I could see it—all those trucks and tanks rumbling around the dusty hills, tearing up vegetation, trying to find a migrant worker before he gets to San Clemente and starts mowing people’s lawns.
-Yeah, they’ve got to stop him.
-What exit are we looking for?
We had an address, we had driving directions, we didn’t have the navigator’s full attention.
-No, dude, he’s headed for the nuclear reactors. He’s got explosives.
-Oh, that’s more believable. He’s like give me citizenship, or I’m blowing it up. Give me a job picking strawberries, or Orange County is toast.
-How about this one: a biology teacher’s smart-ass friend, maybe a fellow teacher, gets brutally murdered.
I could call her from school. Hi, Roya, this is Fletcher, I don’t know if you ever got a chance to call me back because I lost my cell phone, how are you doing?
-No, it’s his ex-wife. Chopped into little pieces.
-Pete, you should seek help, you know that?
-No, no, one of his students. A cheerleader. And the police think it’s suicide. Yeah, so the teacher starts investigating, using the biology lab to examine evidence from the crime scene. And right before he solves the case, the teacher gets suspended, put on leave, locked out of the lab.
-Ooo! The principal is the killer.
Maybe that’s why people write novels—so they can kill off an ex-wife, so they can convict the boss.
-No, the school board’s a bunch of right-wingers who want to fire the guy for teaching evolution. Including—wait—the dead girl’s mom.
-The mom’s on the school board?
-Pretty good, huh? I’m copyrighting it, so don’t even think about plagiarizing.
I didn’t say so, but anyone can come up with ideas. That’s the easy part. Like the screenplay
I started—the courtroom drama. I wrote half a page and gave up.

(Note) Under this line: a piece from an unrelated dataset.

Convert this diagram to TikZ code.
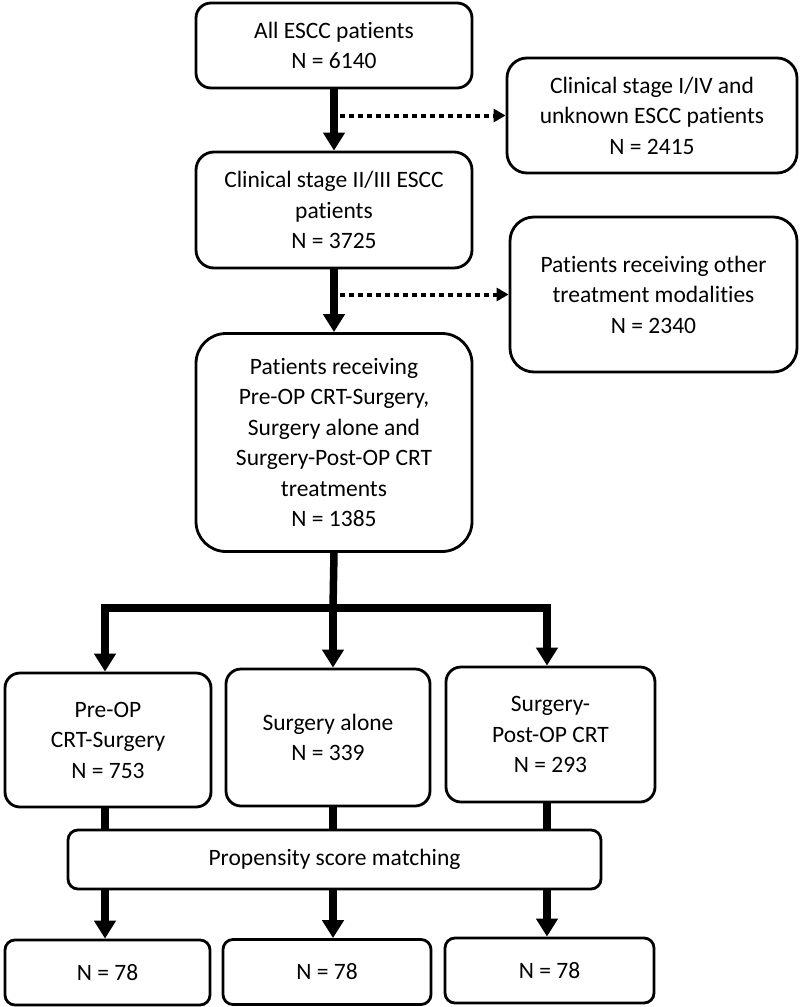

-Dude, I got it. The school board lady wants to fire him for teaching evolution, and then his evolutionary argument proves her daughter was murdered. Something to do with the rate of bacteria reproduction, which can show exactly when the girl was killed. And that proves somebody was lying about when they last saw her.
-The principal—I’m telling you. No, her boyfriend—he killed her. Ex-boyfriend. Because she wouldn’t return his phone calls.
-Whatever. The ghost writer can figure that out. I just provide the hook.
We took what proved to be the wrong exit and drove in circles for a while, so it must have been around five p.m. when we finally located the property—a little clapboard house with a half-dead lawn, once owned by a city bus driver named Jeffers, and presumably still the home of his churchgoing widow and her devoted, car-washing grandson. The house was dark.
-Dude, this neighborhood looks sketchy.
-Why, because there’s black people?
The street was empty, but we’d passed some rough-looking kids a few blocks over. Pete brushed aside my accusation.
-No, because there’s bars on all the windows.
And, he might have added, no late-model SUVs in the driveways, no look-a-like stucco houses, no red tile roofs. South Orange County this was not.
-I’m gonna go knock.
I opened the car door.
-Dude, you’re gonna get shot.
I couldn’t actually knock—there was a heavy metal screen with iron bars, and it was locked tight. Rich people live in gated communities, the middle class settles for fences around their yards, poor folk put fences on their doors. I pressed the doorbell button and listened—the chime worked, but no footsteps, no barking dog. All quiet on the Wilkeses’ front. Back in the car, Pete was glancing around nervously.
-We can’t sit here waiting for him to get home. We’ll look like cops.
I suggested we go eat dinner and then come back. But if staking out a low-income neighborhood made Pete anxious, driving around Long Beach almost did me in. While I dodged buses and swerved around parked cars and swore at jaywalkers—the little shits—and slammed on the brakes to spare the life of a scraggly drunk on a bicycle, nearly losing my own due to cardiac arrest, Pete called out restaurants.
-Mexican. Mexican. Salvadoran. Mexican. I’m sensing a theme here.